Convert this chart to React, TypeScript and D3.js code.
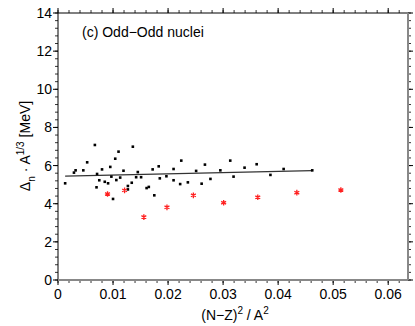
import React from 'react';
import { scaleLinear, range, symbol, symbolAsterisk } from 'd3';

// black points: (N-Z)^2/A^2 vs Delta_n * A^(1/3)
const blackX = [0.0013, 0.0029, 0.0032, 0.0046, 0.0053, 0.0067, 0.0071, 0.0070, 0.0075, 0.0080,
    0.0085, 0.0091, 0.0095, 0.0097, 0.0100, 0.0104, 0.0110, 0.0106, 0.0113, 0.0119,
    0.0127, 0.0127, 0.0134, 0.0136, 0.0142, 0.0145, 0.0151, 0.0161, 0.0165, 0.0172,
    0.0175, 0.0183, 0.0185, 0.0197, 0.0210, 0.0210, 0.0222, 0.0224, 0.0236, 0.0251,
    0.0261, 0.0267, 0.0277, 0.0295, 0.0313, 0.0319, 0.0339, 0.0361, 0.0386, 0.0410, 0.0462];
const blackY = [5.07, 5.63, 5.75, 5.75, 6.17, 7.08, 5.56, 4.86, 5.23, 5.80,
    5.15, 5.07, 5.93, 5.42, 4.25, 6.36, 6.73, 5.24, 5.37, 5.73,
    4.93, 4.75, 5.10, 6.99, 5.39, 5.66, 5.39, 4.82, 4.88, 5.80,
    4.44, 5.96, 5.33, 5.44, 5.82, 5.23, 5.03, 6.26, 5.12, 5.72,
    5.05, 6.05, 5.30, 5.75, 6.26, 5.42, 5.89, 6.07, 5.51, 5.82, 5.75];

// red asterisks
const redX = [0.0090, 0.0121, 0.0156, 0.0198, 0.0246, 0.0301, 0.0363, 0.0434, 0.0514];
const redY = [4.51, 4.70, 3.30, 3.81, 4.44, 4.05, 4.34, 4.58, 4.72];

// fitted line
const fitX = [0.0013, 0.0462];
const fitY = [5.45, 5.73];

const xTicks = [0, 0.01, 0.02, 0.03, 0.04, 0.05, 0.06];
const yTicks = [0, 2, 4, 6, 8, 10, 12, 14];

const W = 415, H = 326;
const m = { left: 58, right: 7, top: 13, bottom: 46 };
const font = 'Liberation Sans, Arial, Helvetica, sans-serif';

export default function App() {
    const x = scaleLinear().domain([0, 0.0636]).range([m.left, W - m.right]);
    const y = scaleLinear().domain([0, 14]).range([H - m.bottom, m.top]);
    const [x0, x1] = x.range();
    const [y0, y1] = y.range();

    const xMinor = range(0, 0.0637, 0.002);
    const yMinor = range(0, 14.01, 0.4);
    const star = symbol(symbolAsterisk, 22)();

    return (
        <svg width={W} height={H} style={{ position: 'absolute', left: 0, top: 0 }} fontFamily={font}>
            <rect x={0} y={0} width={W} height={H} fill="white" />

            {/* minor ticks */}
            {xMinor.map((t, i) => (
                <g key={'xm' + i}>
                    <line x1={x(t)} x2={x(t)} y1={y0} y2={y0 + 3} stroke="#000" strokeWidth={0.8} />
                    <line x1={x(t)} x2={x(t)} y1={y1} y2={y1 - 3} stroke="#000" strokeWidth={0.8} />
                </g>
            ))}
            {yMinor.map((t, i) => (
                <g key={'ym' + i}>
                    <line x1={x0} x2={x0 - 3} y1={y(t)} y2={y(t)} stroke="#000" strokeWidth={0.8} />
                    <line x1={x1} x2={x1 + 3} y1={y(t)} y2={y(t)} stroke="#000" strokeWidth={0.8} />
                </g>
            ))}
            {/* major ticks + labels */}
            {xTicks.map(t => (
                <g key={'x' + t}>
                    <line x1={x(t)} x2={x(t)} y1={y0} y2={y0 + 5} stroke="#000" />
                    <line x1={x(t)} x2={x(t)} y1={y1} y2={y1 - 5} stroke="#000" />
                    <text x={x(t)} y={y0 + 19} textAnchor="middle" fontSize={14}>{t === 0 ? '0' : t.toFixed(2)}</text>
                </g>
            ))}
            {yTicks.map(t => (
                <g key={'y' + t}>
                    <line x1={x0} x2={x0 - 5} y1={y(t)} y2={y(t)} stroke="#000" />
                    <line x1={x1} x2={x1 + 5} y1={y(t)} y2={y(t)} stroke="#000" />
                    <text x={x0 - 6} y={y(t) + 5} textAnchor="end" fontSize={14}>{t}</text>
                </g>
            ))}

            {/* frame */}
            <line x1={x0} x2={x1} y1={y1} y2={y1} stroke="#000" strokeWidth={1} />
            <line x1={x0} x2={x0} y1={y0} y2={y1} stroke="#000" strokeWidth={1} />
            <line x1={x0} x2={x1} y1={y0} y2={y0} stroke="#888" strokeWidth={2} />
            <line x1={x1} x2={x1} y1={y0} y2={y1} stroke="#888" strokeWidth={2} />

            {/* fit line */}
            <line x1={x(fitX[0])} y1={y(fitY[0])} x2={x(fitX[1])} y2={y(fitY[1])} stroke="#333" strokeWidth={1.2} />

            {/* data */}
            {blackX.map((v, i) => (
                <rect key={'b' + i} x={x(v) - 1.3} y={y(blackY[i]) - 1.3} width={2.6} height={2.6} fill="#000" />
            ))}
            {redX.map((v, i) => (
                <path key={'r' + i} d={star} transform={`translate(${x(v)},${y(redY[i])})`}
                    stroke="#ff2020" strokeWidth={1.3} fill="none" />
            ))}

            {/* title */}
            <text x={82} y={37} fontSize={14}>(c) Odd−Odd nuclei</text>

            {/* axis labels */}
            <text x={(x0 + x1) / 2 + 2} y={320} textAnchor="middle" fontSize={14}>
                (N−Z)<tspan dy={-6} fontSize={10}>2</tspan><tspan dy={6}> / A</tspan><tspan dy={-6} fontSize={10}>2</tspan>
            </text>
            <text transform={`translate(30,146) rotate(-90)`} textAnchor="middle" fontSize={14}>
                Δ<tspan dy={5} fontSize={10}>n</tspan><tspan dy={-5}> · A</tspan><tspan dy={-6} fontSize={10}>1/3</tspan><tspan dy={6}> [MeV]</tspan>
            </text>
        </svg>
    );
}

◆ ◆ ◆ ◆

» GIVEN TASK
Quote, please, every line of the material above from its start through the line that has "range, symbol, symbolAsterisk", reproducing the words exactly and dropping any images.

» FULL SOLUTION
Convert this chart to React, TypeScript and D3.js code.
import React from 'react';
import { scaleLinear, range, symbol, symbolAsterisk } from 'd3';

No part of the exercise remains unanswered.